Location
- Falkland Crescent Broughty Ferry, Dundee, DD5 3SQ Scotland 56°28′43″N 2°51′18″W﻿ / ﻿56.478687°N 2.855079°W

Information
- Type: State primary
- Local authority: Dundee City Council
- Head teacher: Anne McGregor
- Gender: Mixed
- Capacity: 358
- Feeder to: Grove Academy

= Barnhill Primary School =

Barnhill Primary School is a co-educational non-denominational state primary school located in the Barnhill area of Broughty Ferry, Dundee, Scotland.
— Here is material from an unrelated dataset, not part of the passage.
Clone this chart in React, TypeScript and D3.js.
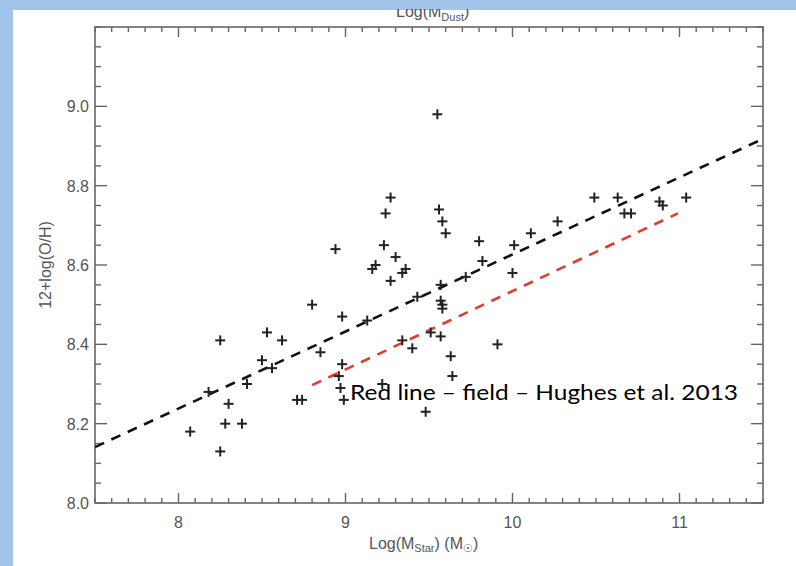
import React from "react";
import * as d3 from "d3";

const xVals = [8.07, 8.18, 8.25, 8.25, 8.30, 8.28, 8.38, 8.41, 8.50, 8.53, 8.56, 8.62, 8.71, 8.74, 8.80, 8.85, 8.94, 8.98, 8.98, 8.96, 8.97, 8.99, 9.13, 9.16, 9.18, 9.22, 9.23, 9.24, 9.27, 9.27, 9.30, 9.34, 9.36, 9.34, 9.40, 9.43, 9.48, 9.51, 9.55, 9.56, 9.58, 9.60, 9.57, 9.57, 9.58, 9.58, 9.57, 9.63, 9.64, 9.72, 9.80, 9.82, 9.91, 10.00, 10.01, 10.11, 10.27, 10.49, 10.63, 10.67, 10.71, 10.88, 10.90, 11.04];
const yVals = [8.18, 8.28, 8.41, 8.13, 8.25, 8.20, 8.20, 8.30, 8.36, 8.43, 8.34, 8.41, 8.26, 8.26, 8.50, 8.38, 8.64, 8.47, 8.35, 8.32, 8.29, 8.26, 8.46, 8.59, 8.60, 8.30, 8.65, 8.73, 8.77, 8.56, 8.62, 8.58, 8.59, 8.41, 8.39, 8.52, 8.23, 8.43, 8.98, 8.74, 8.71, 8.68, 8.55, 8.51, 8.50, 8.49, 8.42, 8.37, 8.32, 8.57, 8.66, 8.61, 8.40, 8.58, 8.65, 8.68, 8.71, 8.77, 8.77, 8.73, 8.73, 8.76, 8.75, 8.77];

const allFitX = [7.5, 11.5];
const allFitY = [8.141, 8.918];
const fieldFitX = [8.80, 10.99];
const fieldFitY = [8.297, 8.73];

const xTicks = [8, 9, 10, 11];
const yTicks = [8.0, 8.2, 8.4, 8.6, 8.8, 9.0];
const yTickLabels = ["8.0", "8.2", "8.4", "8.6", "8.8", "9.0"];

const W = 796, H = 566;
const L = 95, R = 763, T = 27, B = 503;

export default function App() {
  const x = d3.scaleLinear().domain([7.5, 11.5]).range([L, R]);
  const y = d3.scaleLinear().domain([8.0, 9.2]).range([B, T]);
  const xMinor = d3.range(75, 116).map((v) => v / 10);
  const yMinor = d3.range(160, 185).map((v) => v / 20);
  const line = d3.line<[number, number]>().x((d) => x(d[0])).y((d) => y(d[1]));
  const axisColor = "#666";
  const labelColor = "#555";
  const font = "'Liberation Sans', Arial, sans-serif";

  return (
    <svg width={W} height={H} style={{ position: "absolute", left: 0, top: 0 }}>
      <defs>
        <clipPath id="plot">
          <rect x={L} y={T} width={R - L} height={B - T} />
        </clipPath>
      </defs>
      <rect x={0} y={0} width={W} height={H} fill="#a3c4ea" />
      <rect x={13} y={10} width={W - 13} height={H - 10} fill="#ffffff" />

      {/* top axis title (partially cut) */}
      <text x={396} y={17} fontFamily={font} fontSize={16} fill={labelColor}>
        Log(M<tspan fontSize={11} dy={4}>Dust</tspan><tspan dy={-4}>)</tspan>
      </text>
      <rect x={13} y={0} width={780} height={9} fill="#a3c4ea" />

      {/* axes box */}
      <rect x={L} y={T} width={R - L} height={B - T} fill="none" stroke={axisColor} strokeWidth={1.6} />

      {xMinor.map((v, i) => {
        const major = xTicks.some((t) => Math.abs(t - v) < 1e-6);
        const len = major ? 10 : 5;
        return (
          <g key={"xm" + i} stroke={axisColor} strokeWidth={1.4}>
            <line x1={x(v)} x2={x(v)} y1={B} y2={B - len} />
            <line x1={x(v)} x2={x(v)} y1={T} y2={T + len} />
          </g>
        );
      })}
      {yMinor.map((v, i) => {
        const major = yTicks.some((t) => Math.abs(t - v) < 1e-6);
        const len = major ? 12 : 6;
        return (
          <g key={"ym" + i} stroke={axisColor} strokeWidth={1.4}>
            <line x1={L} x2={L + len} y1={y(v)} y2={y(v)} />
            <line x1={R} x2={R - len} y1={y(v)} y2={y(v)} />
          </g>
        );
      })}

      {xTicks.map((t) => (
        <text key={"xt" + t} x={x(t)} y={528} textAnchor="middle" fontFamily={font} fontSize={16} fill={labelColor}>
          {t}
        </text>
      ))}
      {yTicks.map((t, i) => (
        <text key={"yt" + t} x={89} y={y(t) + 6} textAnchor="end" fontFamily={font} fontSize={16} fill={labelColor}>
          {yTickLabels[i]}
        </text>
      ))}

      {/* axis titles */}
      <text x={369} y={549} fontFamily={font} fontSize={16} fill={labelColor}>
        Log(M<tspan fontSize={11} dy={3}>Star</tspan><tspan dy={-3}>)  (M</tspan><tspan fontSize={11} dy={3}>☉</tspan><tspan dy={-3}>)</tspan>
      </text>
      <text transform={`translate(51,${(T + B) / 2}) rotate(-90)`} textAnchor="middle" fontFamily={font} fontSize={16} fill={labelColor}>
        12+log(O/H)
      </text>

      {/* fit lines */}
      <g clipPath="url(#plot)">
        <path d={line(allFitX.map((v, i) => [v, allFitY[i]]) as [number, number][]) || ""} fill="none" stroke="#111" strokeWidth={2.6} strokeDasharray="10,8" />
        <path d={line(fieldFitX.map((v, i) => [v, fieldFitY[i]]) as [number, number][]) || ""} fill="none" stroke="#e03c31" strokeWidth={2.6} strokeDasharray="10,8" />
      </g>

      {/* points */}
      {xVals.map((v, i) => {
        const cx = x(v), cy = y(yVals[i]);
        return (
          <g key={"p" + i} stroke="#222" strokeWidth={2}>
            <line x1={cx - 5} x2={cx + 5} y1={cy} y2={cy} />
            <line x1={cx} x2={cx} y1={cy - 5} y2={cy + 5} />
          </g>
        );
      })}

      {/* annotation */}
      <text x={350} y={400} fontFamily="Lato, 'Open Sans', sans-serif" fontSize={22} fill="#000" textLength={388} lengthAdjust="spacingAndGlyphs">
        Red line – field – Hughes et al. 2013
      </text>
    </svg>
  );
}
Managed by Dundee City Council, it provides early learning and primary education for children from Nursery through Primary 7 (ages 3–12).

== Overview ==
The school serves the Barnhill and surrounding residential areas in Broughty Ferry, located in the east of Dundee. Education is delivered under Scotland's Curriculum for Excellence framework, focusing on literacy, numeracy, health, and wellbeing. The school complex includes main teaching blocks and an integrated early years centre for nursery provision.

== Secondary cluster ==
Barnhill Primary School forms part of the Grove Academy educational cluster. Primary 7 pupils participate in structured primary-to-secondary transition programmes with Grove Academy prior to entering S1, which includes joint curriculum engagement and pastoral support to prepare for secondary education.